[Plotting code records]
######

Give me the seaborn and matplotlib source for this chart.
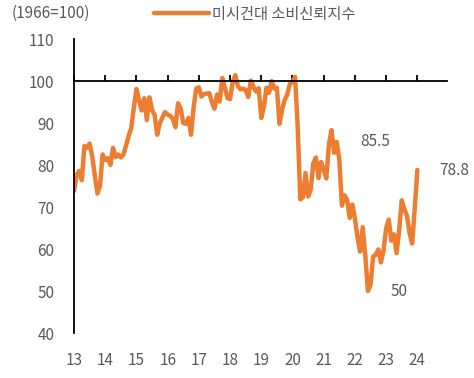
import pandas as pd
import matplotlib.pyplot as plt
import seaborn as sns

# University of Michigan consumer sentiment, monthly, Jan 2013 - Jan 2024
y2013 = [73.8, 77.6, 78.6, 76.4, 84.5, 84.1, 85.1, 82.1, 77.5, 73.2, 75.1, 82.5]
y2014 = [81.2, 81.6, 80.0, 84.1, 81.9, 82.5, 81.8, 82.5, 84.6, 86.9, 88.8, 93.6]
y2015 = [98.1, 95.4, 93.0, 95.9, 90.7, 96.1, 93.1, 91.9, 87.2, 90.0, 91.3, 92.6]
y2016 = [92.0, 91.7, 91.0, 89.0, 94.7, 93.5, 90.0, 89.8, 91.2, 87.2, 93.8, 98.2]
y2017 = [98.5, 96.3, 96.9, 97.0, 97.1, 95.0, 93.4, 96.8, 95.1, 100.7, 98.5, 95.9]
y2018 = [95.7, 99.7, 101.4, 98.8, 98.0, 98.2, 97.9, 96.2, 100.1, 98.6, 97.5, 98.3]
y2019 = [91.2, 93.8, 98.4, 97.2, 100.0, 98.2, 98.4, 89.8, 93.2, 95.5, 96.8, 99.3]
y2020 = [99.8, 101.0, 89.1, 71.8, 72.3, 78.1, 72.5, 74.1, 80.4, 81.8, 76.9, 80.7]
y2021 = [79.0, 76.8, 84.9, 88.3, 82.9, 85.5, 81.2, 70.3, 72.8, 71.7, 67.4, 70.6]
y2022 = [67.2, 62.8, 59.4, 65.2, 58.4, 50.0, 51.5, 58.2, 58.6, 59.9, 56.8, 59.7]
y2023 = [64.9, 67.0, 62.0, 63.5, 59.0, 64.4, 71.6, 69.5, 67.9, 63.8, 61.3, 69.7]
y2024 = [78.8]

values = y2013 + y2014 + y2015 + y2016 + y2017 + y2018 + y2019 + y2020 + y2021 + y2022 + y2023 + y2024
dates = pd.date_range("2013-01-01", periods=len(values), freq="MS")
df = pd.DataFrame({"t": dates.year - 2000 + (dates.month - 1) / 12.0, "v": values})

series_name = "미시건대 소비신뢰지수"
unit_label = "(1966=100)"
year_ticks = list(range(13, 25))
notes = [(22.65, 85.5, "85.5"), (23.4, 50.0, "50"), (25.17, 78.8, "78.8")]

sns.set_style("white")
plt.rcParams["font.family"] = ["Noto Sans CJK KR", "DejaVu Sans"]
plt.rcParams["font.weight"] = "light"
grey = "#595959"
orange = "#ED7D31"

fig = plt.figure(figsize=(4.74, 3.78), dpi=100)
ax = fig.add_axes([74/474, 1 - 333/378, (447 - 74)/474, (333 - 39)/378])

sns.lineplot(data=df, x="t", y="v", ax=ax, color=orange, linewidth=3.2, label=series_name, legend=False)

ax.set_xlim(13, 24.95)
ax.set_ylim(40, 110)
ax.set_yticks(range(40, 111, 10))
ax.set_xticks(year_ticks)
ax.set_xlabel(None)
ax.set_ylabel(None)

# spines: left axis and a baseline at 100 with tick marks
ax.spines["right"].set_visible(False)
ax.spines["bottom"].set_visible(False)
ax.spines["top"].set_position(("data", 100))
for s in ["left", "top"]:
    ax.spines[s].set_color("black")
    ax.spines[s].set_linewidth(1.3)
ax.tick_params(axis="x", which="both", bottom=False, top=True, labelbottom=True, labeltop=False,
               direction="out", length=4, width=1.3, color="black", labelsize=11, labelcolor=grey, pad=10)
ax.tick_params(axis="y", direction="in", length=4, width=1.3, color="black", labelsize=11, labelcolor=grey, pad=14)

for x, y, txt in notes:
    ax.text(x, y, txt, ha="center", va="center", fontsize=11, color=grey, clip_on=False)

fig.text(12/474, 1 - 13/378, unit_label, ha="left", va="center", fontsize=11, color=grey)
h, l = ax.get_legend_handles_labels()
fig.legend(h, l, loc="center", bbox_to_anchor=(255/474, 1 - 14/378), frameon=False, fontsize=11,
           handlelength=3.6, handletextpad=0.2, labelcolor=grey)

fig.savefig("out.png", dpi=100)
plt.close()
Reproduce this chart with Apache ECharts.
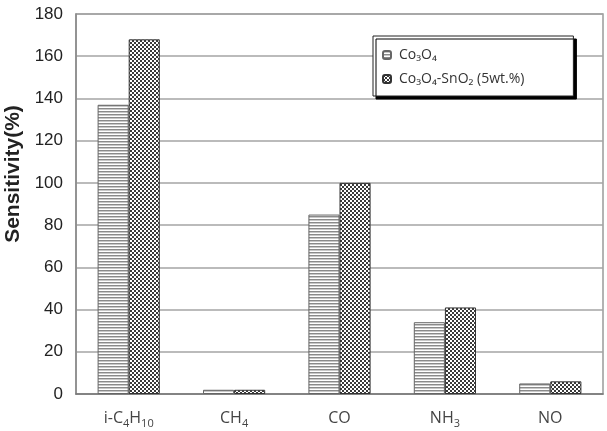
<!DOCTYPE html>
<html>
<head>
<meta charset="utf-8">
<script src="https://cdn.jsdelivr.net/npm/echarts@6/dist/echarts.min.js"></script>
<style>
html,body{margin:0;padding:0;background:#fff;}
#chart{width:607px;height:431px;}
</style>
</head>
<body>
<div id="chart"></div>
<script>
const categories = ['i-C₄H₁₀', 'CH₄', 'CO', 'NH₃', 'NO'];
const seriesNames = ['Co₃O₄', 'Co₃O₄-SnO₂ (5wt.%)'];
const co3o4 = [137, 2, 85, 34, 5];
const co3o4sno2 = [168, 2, 100, 41, 6];
const yTicks = { min: 0, max: 180, interval: 20 };

const SUBS = '₀₁₂₃₄₅₆₇₈₉';
function toRich(label) {
  let out = '', buf = '', inSub = false;
  const flush = () => {
    if (!buf) return;
    out += inSub ? '{s|' + buf + '}' : '{n|' + buf + '}';
    buf = '';
  };
  for (const ch of label) {
    const i = SUBS.indexOf(ch);
    const sub = i >= 0;
    if (sub !== inSub) { flush(); inSub = sub; }
    buf += sub ? String(i) : ch;
  }
  flush();
  return out;
}

function stripePattern() {
  const c = document.createElement('canvas');
  c.width = 4; c.height = 3;
  const g = c.getContext('2d');
  g.fillStyle = '#ffffff'; g.fillRect(0, 0, 4, 3);
  g.fillStyle = '#8a8a8a'; g.fillRect(0, 0, 4, 1);
  g.fillStyle = '#c8c8c8'; g.fillRect(0, 1, 4, 1);
  return c;
}
function checkerPattern() {
  const c = document.createElement('canvas');
  c.width = 4; c.height = 4;
  const g = c.getContext('2d');
  g.fillStyle = '#ffffff'; g.fillRect(0, 0, 4, 4);
  g.fillStyle = '#3a3a3a';
  g.fillRect(0, 0, 2, 2);
  g.fillRect(2, 2, 2, 2);
  return c;
}

const chart = echarts.init(document.getElementById('chart'), null, { renderer: 'canvas' });
chart.setOption({
  animation: false,
  backgroundColor: '#ffffff',
  grid: {
    left: 76, right: 4, top: 14, bottom: 37,
    containLabel: false,
    outerBoundsMode: 'none',
    show: true, borderColor: '#9a9a9a', borderWidth: 1.5, backgroundColor: 'transparent'
  },
  legend: {
    orient: 'vertical',
    left: 373, top: 36,
    padding: [12, 49, 10, 9],
    itemGap: 10,
    itemWidth: 8, itemHeight: 8,
    backgroundColor: '#ffffff',
    borderColor: '#222', borderWidth: 1,
    shadowColor: '#000', shadowOffsetX: 3, shadowOffsetY: 3, shadowBlur: 0,
    textStyle: { fontFamily: 'Open Sans', fontSize: 14, color: '#333', padding: [0, 0, 0, 3] },
    data: seriesNames
  },
  xAxis: {
    type: 'category',
    data: categories,
    boundaryGap: true,
    axisLine: { lineStyle: { color: '#777', width: 1.5 } },
    axisTick: { inside: true, length: 5, lineStyle: { color: '#888' } },
    axisLabel: {
      interval: 0,
      hideOverlap: false,
      margin: 13,
      formatter: (v) => toRich(v),
      rich: {
        n: { fontFamily: 'Open Sans', fontSize: 16, color: '#444', lineHeight: 22, verticalAlign: 'middle' },
        s: { fontFamily: 'Open Sans', fontSize: 11, color: '#444', lineHeight: 22, verticalAlign: 'bottom' }
      }
    }
  },
  yAxis: {
    type: 'value',
    min: yTicks.min, max: yTicks.max, interval: yTicks.interval,
    name: 'Sensitivity(%)',
    nameLocation: 'middle',
    nameRotate: 90,
    nameGap: 50,
    nameTextStyle: { fontFamily: 'Liberation Sans', fontSize: 21, fontWeight: 'bold', color: '#222', padding: [0, 0, 0, 60] },
    axisLine: { show: true, lineStyle: { color: '#888', width: 1.5 } },
    axisTick: { show: false },
    axisLabel: { fontFamily: 'Liberation Sans', fontSize: 17, color: '#222', margin: 13 },
    splitLine: { lineStyle: { color: '#a5a5a5', width: 1.5 } }
  },
  series: [
    {
      name: seriesNames[0], type: 'bar', data: co3o4,
      barGap: '0%', barCategoryGap: '41%',
      itemStyle: { color: { image: stripePattern(), repeat: 'repeat' }, borderColor: '#666', borderWidth: 1 }
    },
    {
      name: seriesNames[1], type: 'bar', data: co3o4sno2,
      barGap: '0%', barCategoryGap: '41%',
      itemStyle: { color: { image: checkerPattern(), repeat: 'repeat' }, borderColor: '#333', borderWidth: 1 }
    }
  ]
});
</script>
</body>
</html>
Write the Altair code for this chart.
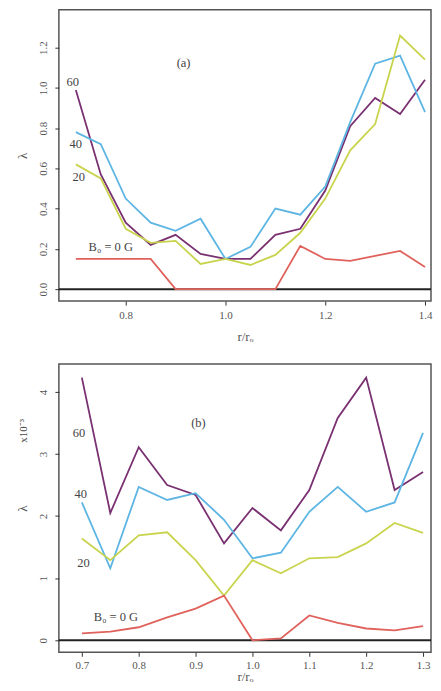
import altair as alt
import pandas as pd

# ---------------- data ----------------
xa = [0.70, 0.75, 0.80, 0.85, 0.90, 0.95, 1.00, 1.05, 1.10, 1.15, 1.20, 1.25, 1.30, 1.35, 1.40]
a_60 = [0.99, 0.57, 0.33, 0.22, 0.27, 0.175, 0.15, 0.15, 0.27, 0.30, 0.49, 0.81, 0.95, 0.87, 1.04]
a_40 = [0.78, 0.72, 0.45, 0.33, 0.29, 0.35, 0.15, 0.21, 0.40, 0.37, 0.51, 0.83, 1.12, 1.16, 0.88]
a_20 = [0.62, 0.55, 0.30, 0.23, 0.24, 0.125, 0.15, 0.12, 0.17, 0.28, 0.45, 0.69, 0.82, 1.26, 1.14]
a_0 = [0.15, 0.15, 0.15, 0.15, 0.0, 0.0, 0.0, 0.0, 0.0, 0.215, 0.15, 0.14, 0.165, 0.19, 0.11]

xb = [0.70, 0.75, 0.80, 0.85, 0.90, 0.95, 1.00, 1.05, 1.10, 1.15, 1.20, 1.25, 1.30]
b_60 = [4.23, 2.05, 3.11, 2.50, 2.34, 1.56, 2.13, 1.77, 2.42, 3.58, 4.23, 2.42, 2.71]
b_40 = [2.22, 1.16, 2.47, 2.26, 2.37, 1.94, 1.32, 1.41, 2.07, 2.47, 2.07, 2.22, 3.34]
b_20 = [1.64, 1.29, 1.69, 1.74, 1.29, 0.72, 1.29, 1.08, 1.32, 1.34, 1.56, 1.89, 1.73]
b_0 = [0.11, 0.14, 0.21, 0.37, 0.51, 0.72, 0.0, 0.03, 0.40, 0.28, 0.19, 0.16, 0.23]

series_names = ["60", "40", "20", "0"]
series_colors = ["#7a3172", "#5db5e3", "#c9d44e", "#e0625c"]

a_labels = ["(a)", "60", "40", "20", "B₀ = 0 G"]
a_lab_x = [0.916, 0.694, 0.700, 0.706, 0.770]
a_lab_y = [1.125, 1.03, 0.72, 0.555, 0.21]

b_labels = ["(b)", "60", "40", "20", "B₀ = 0 G"]
b_lab_x = [0.905, 0.695, 0.698, 0.703, 0.760]
b_lab_y = [3.50, 3.33, 2.35, 1.24, 0.37]

FONT = "Liberation Serif"


def long_df(xs, cols):
    rows = []
    for name, vals in zip(series_names, cols):
        for x, y in zip(xs, vals):
            rows.append({"s": name, "x": x, "y": y})
    return pd.DataFrame(rows)


da = long_df(xa, [a_60, a_40, a_20, a_0])
db = long_df(xb, [b_60, b_40, b_20, b_0])
la = pd.DataFrame({"t": a_labels, "x": a_lab_x, "y": a_lab_y})
lb = pd.DataFrame({"t": b_labels, "x": b_lab_x, "y": b_lab_y})

color = alt.Color("s:N", scale=alt.Scale(domain=series_names, range=series_colors), legend=None)


def panel(df, labs, xdom, ydom, xticks, yticks, xfmt, yfmt, w, h, xlp, xtp, extra=None):
    xs = alt.Scale(domain=xdom, nice=False, zero=False)
    ys = alt.Scale(domain=ydom, nice=False, zero=False)
    lines = alt.Chart(df).mark_line(strokeWidth=1.8, clip=True).encode(
        x=alt.X("x:Q", scale=xs, axis=alt.Axis(values=xticks, format=xfmt, title="r/rₒ",
                                               labelFlush=False, tickSize=4, labelPadding=xlp,
                                               titlePadding=xtp)),
        y=alt.Y("y:Q", scale=ys, axis=alt.Axis(values=yticks, format=yfmt, title="λ",
                                               labelAngle=-90, labelAlign="center", labelBaseline="bottom",
                                               labelPadding=6, tickSize=4, titlePadding=8)),
        color=color,
        detail="s:N",
    )
    zero = alt.Chart(pd.DataFrame({"y": [0]})).mark_rule(color="#222", strokeWidth=2).encode(
        y=alt.Y("y:Q", scale=ys)
    )
    texts = alt.Chart(labs).mark_text(font=FONT, fontSize=12.5, color="#444").encode(
        x=alt.X("x:Q", scale=xs), y=alt.Y("y:Q", scale=ys), text="t:N"
    )
    layers = [zero, lines, texts]
    if extra is not None:
        layers.append(extra)
    return alt.layer(*layers).properties(width=w, height=h)


top = panel(da, la, [0.666, 1.412], [-0.0595, 1.388], [0.8, 1.0, 1.2, 1.4],
            [0.0, 0.2, 0.4, 0.6, 0.8, 1.0, 1.2], ".1f", ".1f", 373, 292, 4, 10)

mult = alt.Chart(pd.DataFrame({"t": ["x10⁻³"]})).mark_text(
    font=FONT, fontSize=11, color="#444", angle=270
).encode(x=alt.value(-35), y=alt.value(67), text="t:N")

bottom = panel(db, lb, [0.6596, 1.314], [-0.193, 4.45], [0.7, 0.8, 0.9, 1.0, 1.1, 1.2, 1.3],
               [0, 1, 2, 3, 4], ".1f", "d", 373, 289, 3, 0, extra=mult)

chart = alt.vconcat(top, bottom, spacing=19).properties(
    padding={"left": 8, "top": 0, "right": 0, "bottom": 0}
).configure_view(
    stroke="#555", strokeWidth=1.5
).configure_axis(
    grid=False, domain=False, labelFont=FONT, titleFont=FONT, labelFontSize=11,
    titleFontSize=13, titleFontWeight="normal", labelColor="#555", titleColor="#555",
    tickColor="#333"
)

chart.save("out.html", embed_options={"renderer": "svg", "actions": False})
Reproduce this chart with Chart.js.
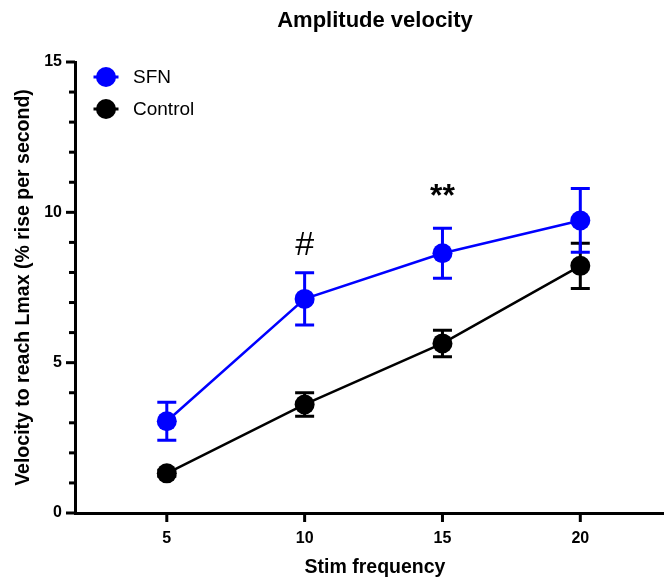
<!DOCTYPE html>
<html>
<head>
<meta charset="utf-8">
<script src="https://cdn.jsdelivr.net/npm/chart.js@4/dist/chart.umd.min.js"></script>
<style>
html,body{margin:0;padding:0;background:#fff;}
#wrap{width:665px;height:581px;}
</style>
</head>
<body>
<div id="wrap"><canvas id="c" width="665" height="581"></canvas></div>
<script>
const stimFrequency = [5, 10, 15, 20];
const sfnMean = [3.05, 7.12, 8.64, 9.73];
const sfnErr = [0.63, 0.87, 0.83, 1.06];
const controlMean = [1.32, 3.61, 5.64, 8.22];
const controlErr = [0.10, 0.39, 0.44, 0.75];
const yTickLabels = [0, 5, 10, 15];
const annotations = [
  {x: 10, y: 8.88, text: '#'},
  {x: 15, y: 10.5, text: '**'}
];
const chartTitle = 'Amplitude velocity';
const xAxisTitle = 'Stim frequency';
const yAxisTitle = 'Velocity to reach Lmax (% rise per second)';

const FONT = '"Liberation Sans", Arial, sans-serif';

const errorBarPlugin = {
  id: 'errorBars',
  beforeDatasetDraw(chart, args) {
    const ds = chart.data.datasets[args.index];
    if (!ds.errors) return;
    const xs = chart.scales.x, ys = chart.scales.y;
    const ctx = chart.ctx;
    ctx.save();
    ctx.strokeStyle = ds.borderColor;
    ctx.lineWidth = 3;
    ds.data.forEach((p, i) => {
      const e = ds.errors[i];
      const px = xs.getPixelForValue(p.x);
      const top = ys.getPixelForValue(p.y + e);
      const bot = ys.getPixelForValue(p.y - e);
      ctx.beginPath();
      ctx.moveTo(px, top); ctx.lineTo(px, bot);
      ctx.moveTo(px - 9.5, top); ctx.lineTo(px + 9.5, top);
      ctx.moveTo(px - 9.5, bot); ctx.lineTo(px + 9.5, bot);
      ctx.stroke();
    });
    ctx.restore();
  }
};

const decorPlugin = {
  id: 'decor',
  afterDraw(chart) {
    const ctx = chart.ctx;
    const xs = chart.scales.x, ys = chart.scales.y;
    const area = chart.chartArea;
    ctx.save();
    ctx.strokeStyle = '#000';
    ctx.lineWidth = 3;
    for (let v = 0; v <= 15; v++) {
      const py = ys.getPixelForValue(v);
      const len = (v % 5 === 0) ? 9 : 6;
      ctx.beginPath();
      ctx.moveTo(area.left, py);
      ctx.lineTo(area.left - len, py);
      ctx.stroke();
    }
    stimFrequency.forEach(f => {
      const px = xs.getPixelForValue(f);
      ctx.beginPath();
      ctx.moveTo(px, area.bottom);
      ctx.lineTo(px, area.bottom + 9);
      ctx.stroke();
    });
    const cx0 = (area.left + area.right) / 2 + 6;
    ctx.fillStyle = '#000';
    ctx.font = 'bold 22px ' + FONT;
    ctx.textAlign = 'center';
    ctx.textBaseline = 'middle';
    ctx.fillText(chartTitle, cx0, 21);
    ctx.font = 'bold 19.5px ' + FONT;
    ctx.fillText(xAxisTitle, cx0, 568);
    annotations.forEach(a => {
      ctx.font = (a.text === '#' ? '34px ' : 'bold 32px ') + FONT;
      ctx.textAlign = 'center';
      ctx.textBaseline = 'middle';
      ctx.fillText(a.text, xs.getPixelForValue(a.x), ys.getPixelForValue(a.y));
    });
    const items = [chart.data.datasets[0], chart.data.datasets[1]];
    items.forEach((ds, i) => {
      const cy = 77 + i * 32;
      const cx = 106;
      ctx.strokeStyle = ds.borderColor;
      ctx.fillStyle = ds.backgroundColor;
      ctx.lineWidth = 3;
      ctx.beginPath();
      ctx.moveTo(cx - 12.5, cy); ctx.lineTo(cx + 12.5, cy);
      ctx.stroke();
      ctx.beginPath();
      ctx.arc(cx, cy, 10, 0, Math.PI * 2);
      ctx.fill();
      ctx.fillStyle = '#000';
      ctx.font = '19px ' + FONT;
      ctx.textAlign = 'left';
      ctx.textBaseline = 'middle';
      ctx.fillText(ds.label, 133, cy + 1);
    });
    ctx.restore();
  }
};

new Chart(document.getElementById('c'), {
  type: 'line',
  data: {
    datasets: [
      {
        label: 'SFN',
        data: stimFrequency.map((f, i) => ({x: f, y: sfnMean[i]})),
        errors: sfnErr,
        borderColor: '#0000ff',
        backgroundColor: '#0000ff',
        borderWidth: 2.5,
        pointRadius: 10,
        pointBorderWidth: 0,
        pointHoverRadius: 10,
        order: 0
      },
      {
        label: 'Control',
        data: stimFrequency.map((f, i) => ({x: f, y: controlMean[i]})),
        errors: controlErr,
        borderColor: '#000000',
        backgroundColor: '#000000',
        borderWidth: 2.5,
        pointRadius: 10,
        pointBorderWidth: 0,
        pointHoverRadius: 10,
        order: 1
      }
    ]
  },
  options: {
    responsive: false,
    animation: false,
    events: [],
    layout: {autoPadding: false, padding: {top: 62, right: 2, left: 0, bottom: 0}},
    plugins: {legend: {display: false}, title: {display: false}, tooltip: {enabled: false}},
    scales: {
      x: {
        type: 'linear',
        min: 1.67,
        max: 23,
        afterBuildTicks: s => { s.ticks = stimFrequency.map(v => ({value: v})); },
        afterFit: s => { s.height = 68; s.paddingLeft = 0; s.paddingRight = 0; },
        grid: {display: false},
        border: {display: true, color: '#000', width: 3},
        ticks: {color: '#000', font: {family: FONT, size: 16, weight: 'bold'}, padding: 8, maxRotation: 0},
        title: {display: false}
      },
      y: {
        type: 'linear',
        min: 0,
        max: 15,
        afterBuildTicks: s => { s.ticks = yTickLabels.map(v => ({value: v})); },
        afterFit: s => { s.width = 75; },
        grid: {display: false},
        border: {display: true, color: '#000', width: 3},
        ticks: {color: '#000', font: {family: FONT, size: 16, weight: 'bold'}, padding: 5},
        title: {display: true, text: yAxisTitle, color: '#000', font: {family: FONT, size: 19.5, weight: 'bold'}, padding: {top: 11.5, bottom: 0}}
      }
    }
  },
  plugins: [errorBarPlugin, decorPlugin]
});
</script>
</body>
</html>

######

Leave out the pictures and repeat the lines from the start of the material through the line with "y2024 = [78.8]", inclusive.

__Full answer__.
Give me the seaborn and matplotlib source for this chart.
import pandas as pd
import matplotlib.pyplot as plt
import seaborn as sns

# University of Michigan consumer sentiment, monthly, Jan 2013 - Jan 2024
y2013 = [73.8, 77.6, 78.6, 76.4, 84.5, 84.1, 85.1, 82.1, 77.5, 73.2, 75.1, 82.5]
y2014 = [81.2, 81.6, 80.0, 84.1, 81.9, 82.5, 81.8, 82.5, 84.6, 86.9, 88.8, 93.6]
y2015 = [98.1, 95.4, 93.0, 95.9, 90.7, 96.1, 93.1, 91.9, 87.2, 90.0, 91.3, 92.6]
y2016 = [92.0, 91.7, 91.0, 89.0, 94.7, 93.5, 90.0, 89.8, 91.2, 87.2, 93.8, 98.2]
y2017 = [98.5, 96.3, 96.9, 97.0, 97.1, 95.0, 93.4, 96.8, 95.1, 100.7, 98.5, 95.9]
y2018 = [95.7, 99.7, 101.4, 98.8, 98.0, 98.2, 97.9, 96.2, 100.1, 98.6, 97.5, 98.3]
y2019 = [91.2, 93.8, 98.4, 97.2, 100.0, 98.2, 98.4, 89.8, 93.2, 95.5, 96.8, 99.3]
y2020 = [99.8, 101.0, 89.1, 71.8, 72.3, 78.1, 72.5, 74.1, 80.4, 81.8, 76.9, 80.7]
y2021 = [79.0, 76.8, 84.9, 88.3, 82.9, 85.5, 81.2, 70.3, 72.8, 71.7, 67.4, 70.6]
y2022 = [67.2, 62.8, 59.4, 65.2, 58.4, 50.0, 51.5, 58.2, 58.6, 59.9, 56.8, 59.7]
y2023 = [64.9, 67.0, 62.0, 63.5, 59.0, 64.4, 71.6, 69.5, 67.9, 63.8, 61.3, 69.7]
y2024 = [78.8]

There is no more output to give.